Return, without pictures, the lines from the start of the data through the one that contains "const yTicksA = [0, 250000, 500000];".
──────────
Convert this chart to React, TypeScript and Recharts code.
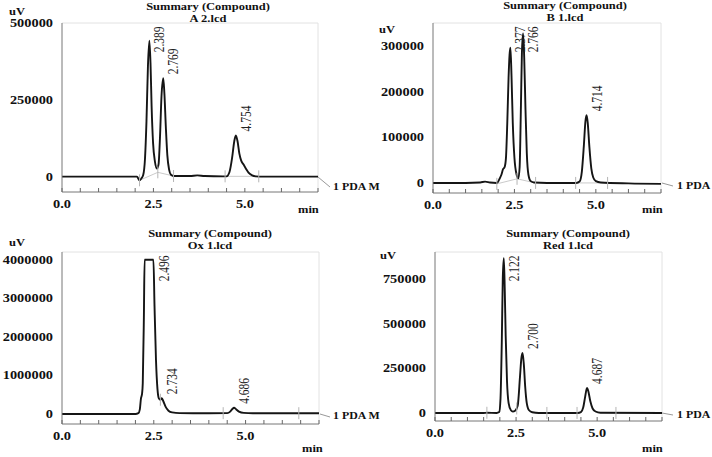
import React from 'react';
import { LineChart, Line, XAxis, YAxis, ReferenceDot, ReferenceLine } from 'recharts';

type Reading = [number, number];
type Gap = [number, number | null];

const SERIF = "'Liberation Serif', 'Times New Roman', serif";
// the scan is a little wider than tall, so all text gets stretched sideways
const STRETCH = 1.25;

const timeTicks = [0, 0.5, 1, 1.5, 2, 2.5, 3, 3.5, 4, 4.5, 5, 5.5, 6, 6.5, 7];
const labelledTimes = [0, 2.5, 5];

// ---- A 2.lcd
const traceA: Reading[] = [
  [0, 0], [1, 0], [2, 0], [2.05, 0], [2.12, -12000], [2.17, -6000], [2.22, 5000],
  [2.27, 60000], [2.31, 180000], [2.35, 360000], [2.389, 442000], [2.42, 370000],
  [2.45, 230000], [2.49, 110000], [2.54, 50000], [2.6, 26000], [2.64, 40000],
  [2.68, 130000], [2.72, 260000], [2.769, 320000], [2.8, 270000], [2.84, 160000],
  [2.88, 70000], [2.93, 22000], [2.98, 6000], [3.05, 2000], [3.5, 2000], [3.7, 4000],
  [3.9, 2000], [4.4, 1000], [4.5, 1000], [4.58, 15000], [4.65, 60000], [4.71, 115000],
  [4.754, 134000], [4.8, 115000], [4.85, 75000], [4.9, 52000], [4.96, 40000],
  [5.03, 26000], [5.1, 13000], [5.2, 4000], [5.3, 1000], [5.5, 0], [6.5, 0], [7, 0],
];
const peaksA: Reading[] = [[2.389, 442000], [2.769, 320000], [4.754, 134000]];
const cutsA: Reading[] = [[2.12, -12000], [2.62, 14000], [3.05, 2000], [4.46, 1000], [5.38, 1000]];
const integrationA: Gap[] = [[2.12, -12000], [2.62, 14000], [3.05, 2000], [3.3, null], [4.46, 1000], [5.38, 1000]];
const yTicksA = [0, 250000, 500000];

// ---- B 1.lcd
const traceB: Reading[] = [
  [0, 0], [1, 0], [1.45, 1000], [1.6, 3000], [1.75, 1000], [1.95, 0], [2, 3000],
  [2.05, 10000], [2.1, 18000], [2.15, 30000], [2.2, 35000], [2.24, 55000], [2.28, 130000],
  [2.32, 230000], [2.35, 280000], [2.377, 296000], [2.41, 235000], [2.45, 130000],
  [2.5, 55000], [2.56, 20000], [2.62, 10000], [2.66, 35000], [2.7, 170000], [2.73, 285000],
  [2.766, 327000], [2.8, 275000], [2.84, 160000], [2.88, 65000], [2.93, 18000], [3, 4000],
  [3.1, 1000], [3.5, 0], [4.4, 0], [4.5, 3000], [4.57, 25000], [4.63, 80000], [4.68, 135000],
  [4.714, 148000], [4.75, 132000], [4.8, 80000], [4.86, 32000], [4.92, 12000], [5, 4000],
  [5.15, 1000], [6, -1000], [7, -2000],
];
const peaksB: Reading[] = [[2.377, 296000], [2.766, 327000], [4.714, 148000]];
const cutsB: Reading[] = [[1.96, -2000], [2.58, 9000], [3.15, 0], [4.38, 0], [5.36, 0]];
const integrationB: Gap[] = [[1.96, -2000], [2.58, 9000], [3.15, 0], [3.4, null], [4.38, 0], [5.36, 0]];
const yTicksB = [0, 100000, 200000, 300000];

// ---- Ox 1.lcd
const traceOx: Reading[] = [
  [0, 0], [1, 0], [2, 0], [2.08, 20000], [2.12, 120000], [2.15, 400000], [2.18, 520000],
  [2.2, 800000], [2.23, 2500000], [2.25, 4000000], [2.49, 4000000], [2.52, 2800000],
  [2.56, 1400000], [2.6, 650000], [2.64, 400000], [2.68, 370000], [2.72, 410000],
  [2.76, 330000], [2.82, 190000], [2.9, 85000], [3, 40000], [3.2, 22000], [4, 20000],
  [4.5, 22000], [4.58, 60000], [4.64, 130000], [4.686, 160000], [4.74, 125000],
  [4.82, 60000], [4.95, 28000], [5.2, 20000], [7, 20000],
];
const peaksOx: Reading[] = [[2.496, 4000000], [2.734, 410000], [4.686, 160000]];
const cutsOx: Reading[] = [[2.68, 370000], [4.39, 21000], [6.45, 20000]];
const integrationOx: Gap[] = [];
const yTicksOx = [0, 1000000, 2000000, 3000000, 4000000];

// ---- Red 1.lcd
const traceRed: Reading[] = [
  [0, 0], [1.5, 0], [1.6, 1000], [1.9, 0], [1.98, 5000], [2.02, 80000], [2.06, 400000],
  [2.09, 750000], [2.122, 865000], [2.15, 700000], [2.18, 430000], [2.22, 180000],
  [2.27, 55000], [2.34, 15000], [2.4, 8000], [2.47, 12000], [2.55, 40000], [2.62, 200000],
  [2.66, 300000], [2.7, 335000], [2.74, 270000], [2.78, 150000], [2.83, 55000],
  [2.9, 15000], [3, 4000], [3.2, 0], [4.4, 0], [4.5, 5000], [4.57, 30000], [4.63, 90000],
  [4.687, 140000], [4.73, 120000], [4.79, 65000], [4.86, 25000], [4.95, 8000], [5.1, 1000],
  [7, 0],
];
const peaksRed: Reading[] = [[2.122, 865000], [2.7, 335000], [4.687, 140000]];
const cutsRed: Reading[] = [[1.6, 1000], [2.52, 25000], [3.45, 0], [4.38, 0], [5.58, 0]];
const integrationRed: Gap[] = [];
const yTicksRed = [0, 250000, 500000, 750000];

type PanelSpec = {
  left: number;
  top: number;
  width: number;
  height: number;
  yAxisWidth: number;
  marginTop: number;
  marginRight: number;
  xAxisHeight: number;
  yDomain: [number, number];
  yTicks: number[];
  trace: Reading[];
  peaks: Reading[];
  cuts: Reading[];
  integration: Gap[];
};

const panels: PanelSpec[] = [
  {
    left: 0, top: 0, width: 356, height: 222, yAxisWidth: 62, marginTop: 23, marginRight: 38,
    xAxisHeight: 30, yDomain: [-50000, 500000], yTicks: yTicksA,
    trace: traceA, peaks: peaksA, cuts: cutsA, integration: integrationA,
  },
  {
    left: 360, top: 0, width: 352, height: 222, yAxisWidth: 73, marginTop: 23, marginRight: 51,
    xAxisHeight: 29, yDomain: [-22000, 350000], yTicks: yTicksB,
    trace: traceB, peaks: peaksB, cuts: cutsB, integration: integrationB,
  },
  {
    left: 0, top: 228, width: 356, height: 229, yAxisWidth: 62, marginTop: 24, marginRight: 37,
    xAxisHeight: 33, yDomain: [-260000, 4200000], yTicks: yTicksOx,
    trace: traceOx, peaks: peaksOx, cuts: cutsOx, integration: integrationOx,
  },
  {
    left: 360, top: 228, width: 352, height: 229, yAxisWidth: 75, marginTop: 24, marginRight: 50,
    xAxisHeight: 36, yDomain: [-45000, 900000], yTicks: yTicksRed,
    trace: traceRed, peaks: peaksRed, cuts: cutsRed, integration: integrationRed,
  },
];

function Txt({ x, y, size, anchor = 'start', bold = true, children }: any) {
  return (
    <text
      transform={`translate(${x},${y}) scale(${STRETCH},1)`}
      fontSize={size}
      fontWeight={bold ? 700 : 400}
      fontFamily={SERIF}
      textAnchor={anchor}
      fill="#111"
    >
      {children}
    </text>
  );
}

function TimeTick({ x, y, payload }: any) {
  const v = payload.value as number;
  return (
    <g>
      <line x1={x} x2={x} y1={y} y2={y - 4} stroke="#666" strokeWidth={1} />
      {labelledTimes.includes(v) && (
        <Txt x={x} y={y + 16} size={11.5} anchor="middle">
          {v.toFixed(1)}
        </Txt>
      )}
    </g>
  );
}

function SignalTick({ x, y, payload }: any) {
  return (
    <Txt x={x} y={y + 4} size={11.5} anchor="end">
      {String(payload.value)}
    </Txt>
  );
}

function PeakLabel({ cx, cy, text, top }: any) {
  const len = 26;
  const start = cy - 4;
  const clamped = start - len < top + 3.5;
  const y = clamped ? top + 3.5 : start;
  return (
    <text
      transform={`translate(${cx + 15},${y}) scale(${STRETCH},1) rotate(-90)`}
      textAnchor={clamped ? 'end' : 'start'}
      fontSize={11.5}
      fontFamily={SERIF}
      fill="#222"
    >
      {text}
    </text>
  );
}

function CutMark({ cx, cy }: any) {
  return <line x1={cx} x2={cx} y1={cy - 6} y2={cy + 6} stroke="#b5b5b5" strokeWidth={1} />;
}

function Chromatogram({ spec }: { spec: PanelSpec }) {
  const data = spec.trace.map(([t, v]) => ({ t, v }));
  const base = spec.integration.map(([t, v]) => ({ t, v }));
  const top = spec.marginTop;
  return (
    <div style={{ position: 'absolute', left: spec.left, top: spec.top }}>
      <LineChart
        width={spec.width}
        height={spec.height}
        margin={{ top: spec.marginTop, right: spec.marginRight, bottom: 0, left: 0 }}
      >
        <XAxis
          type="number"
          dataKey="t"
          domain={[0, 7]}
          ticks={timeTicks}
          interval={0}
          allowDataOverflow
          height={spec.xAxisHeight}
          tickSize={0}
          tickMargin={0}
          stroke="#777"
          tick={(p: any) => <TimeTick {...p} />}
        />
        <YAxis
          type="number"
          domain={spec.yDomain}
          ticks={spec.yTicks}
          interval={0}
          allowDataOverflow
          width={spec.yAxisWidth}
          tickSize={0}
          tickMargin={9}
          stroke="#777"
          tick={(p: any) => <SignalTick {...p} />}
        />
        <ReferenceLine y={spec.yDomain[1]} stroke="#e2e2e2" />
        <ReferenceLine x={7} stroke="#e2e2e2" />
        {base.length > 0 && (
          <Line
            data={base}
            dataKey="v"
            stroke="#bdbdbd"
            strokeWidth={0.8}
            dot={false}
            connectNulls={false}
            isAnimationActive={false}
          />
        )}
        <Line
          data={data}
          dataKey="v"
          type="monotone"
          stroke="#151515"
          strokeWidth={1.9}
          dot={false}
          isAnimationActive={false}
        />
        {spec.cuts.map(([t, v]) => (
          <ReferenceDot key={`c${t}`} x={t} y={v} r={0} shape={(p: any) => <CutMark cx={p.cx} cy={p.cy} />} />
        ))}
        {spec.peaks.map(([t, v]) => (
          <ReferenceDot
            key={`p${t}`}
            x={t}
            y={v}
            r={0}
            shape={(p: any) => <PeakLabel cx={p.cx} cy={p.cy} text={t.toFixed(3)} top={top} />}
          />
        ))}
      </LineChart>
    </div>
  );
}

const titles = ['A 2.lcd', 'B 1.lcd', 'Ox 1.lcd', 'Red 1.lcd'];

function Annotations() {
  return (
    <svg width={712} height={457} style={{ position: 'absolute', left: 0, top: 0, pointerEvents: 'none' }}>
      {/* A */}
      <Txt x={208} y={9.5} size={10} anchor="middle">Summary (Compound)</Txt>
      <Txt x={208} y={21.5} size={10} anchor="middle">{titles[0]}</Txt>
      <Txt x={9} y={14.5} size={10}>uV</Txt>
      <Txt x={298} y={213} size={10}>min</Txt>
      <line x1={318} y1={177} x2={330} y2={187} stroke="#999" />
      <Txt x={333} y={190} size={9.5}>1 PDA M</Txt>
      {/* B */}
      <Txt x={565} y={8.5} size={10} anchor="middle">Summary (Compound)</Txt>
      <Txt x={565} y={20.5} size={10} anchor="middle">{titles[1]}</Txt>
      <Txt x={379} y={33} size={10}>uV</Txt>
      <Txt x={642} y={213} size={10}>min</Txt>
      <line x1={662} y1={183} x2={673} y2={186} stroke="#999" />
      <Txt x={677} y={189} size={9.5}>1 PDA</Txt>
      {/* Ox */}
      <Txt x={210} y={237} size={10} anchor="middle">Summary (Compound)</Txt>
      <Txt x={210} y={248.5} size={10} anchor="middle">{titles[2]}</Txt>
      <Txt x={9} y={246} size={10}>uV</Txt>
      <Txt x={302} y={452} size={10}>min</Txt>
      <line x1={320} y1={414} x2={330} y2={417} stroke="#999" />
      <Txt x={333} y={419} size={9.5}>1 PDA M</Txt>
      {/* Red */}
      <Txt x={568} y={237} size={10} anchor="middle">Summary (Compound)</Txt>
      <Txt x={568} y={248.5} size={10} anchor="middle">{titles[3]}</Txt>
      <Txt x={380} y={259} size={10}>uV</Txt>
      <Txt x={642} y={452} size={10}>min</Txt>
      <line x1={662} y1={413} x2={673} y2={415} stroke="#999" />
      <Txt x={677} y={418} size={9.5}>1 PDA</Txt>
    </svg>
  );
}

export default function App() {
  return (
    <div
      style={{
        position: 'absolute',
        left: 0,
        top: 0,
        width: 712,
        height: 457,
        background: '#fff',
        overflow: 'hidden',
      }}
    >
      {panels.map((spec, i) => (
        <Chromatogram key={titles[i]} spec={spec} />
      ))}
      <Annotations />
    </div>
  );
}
──────────
● CORRECT RESULT
Convert this chart to React, TypeScript and Recharts code.
import React from 'react';
import { LineChart, Line, XAxis, YAxis, ReferenceDot, ReferenceLine } from 'recharts';

type Reading = [number, number];
type Gap = [number, number | null];

const SERIF = "'Liberation Serif', 'Times New Roman', serif";
// the scan is a little wider than tall, so all text gets stretched sideways
const STRETCH = 1.25;

const timeTicks = [0, 0.5, 1, 1.5, 2, 2.5, 3, 3.5, 4, 4.5, 5, 5.5, 6, 6.5, 7];
const labelledTimes = [0, 2.5, 5];

// ---- A 2.lcd
const traceA: Reading[] = [
  [0, 0], [1, 0], [2, 0], [2.05, 0], [2.12, -12000], [2.17, -6000], [2.22, 5000],
  [2.27, 60000], [2.31, 180000], [2.35, 360000], [2.389, 442000], [2.42, 370000],
  [2.45, 230000], [2.49, 110000], [2.54, 50000], [2.6, 26000], [2.64, 40000],
  [2.68, 130000], [2.72, 260000], [2.769, 320000], [2.8, 270000], [2.84, 160000],
  [2.88, 70000], [2.93, 22000], [2.98, 6000], [3.05, 2000], [3.5, 2000], [3.7, 4000],
  [3.9, 2000], [4.4, 1000], [4.5, 1000], [4.58, 15000], [4.65, 60000], [4.71, 115000],
  [4.754, 134000], [4.8, 115000], [4.85, 75000], [4.9, 52000], [4.96, 40000],
  [5.03, 26000], [5.1, 13000], [5.2, 4000], [5.3, 1000], [5.5, 0], [6.5, 0], [7, 0],
];
const peaksA: Reading[] = [[2.389, 442000], [2.769, 320000], [4.754, 134000]];
const cutsA: Reading[] = [[2.12, -12000], [2.62, 14000], [3.05, 2000], [4.46, 1000], [5.38, 1000]];
const integrationA: Gap[] = [[2.12, -12000], [2.62, 14000], [3.05, 2000], [3.3, null], [4.46, 1000], [5.38, 1000]];
const yTicksA = [0, 250000, 500000];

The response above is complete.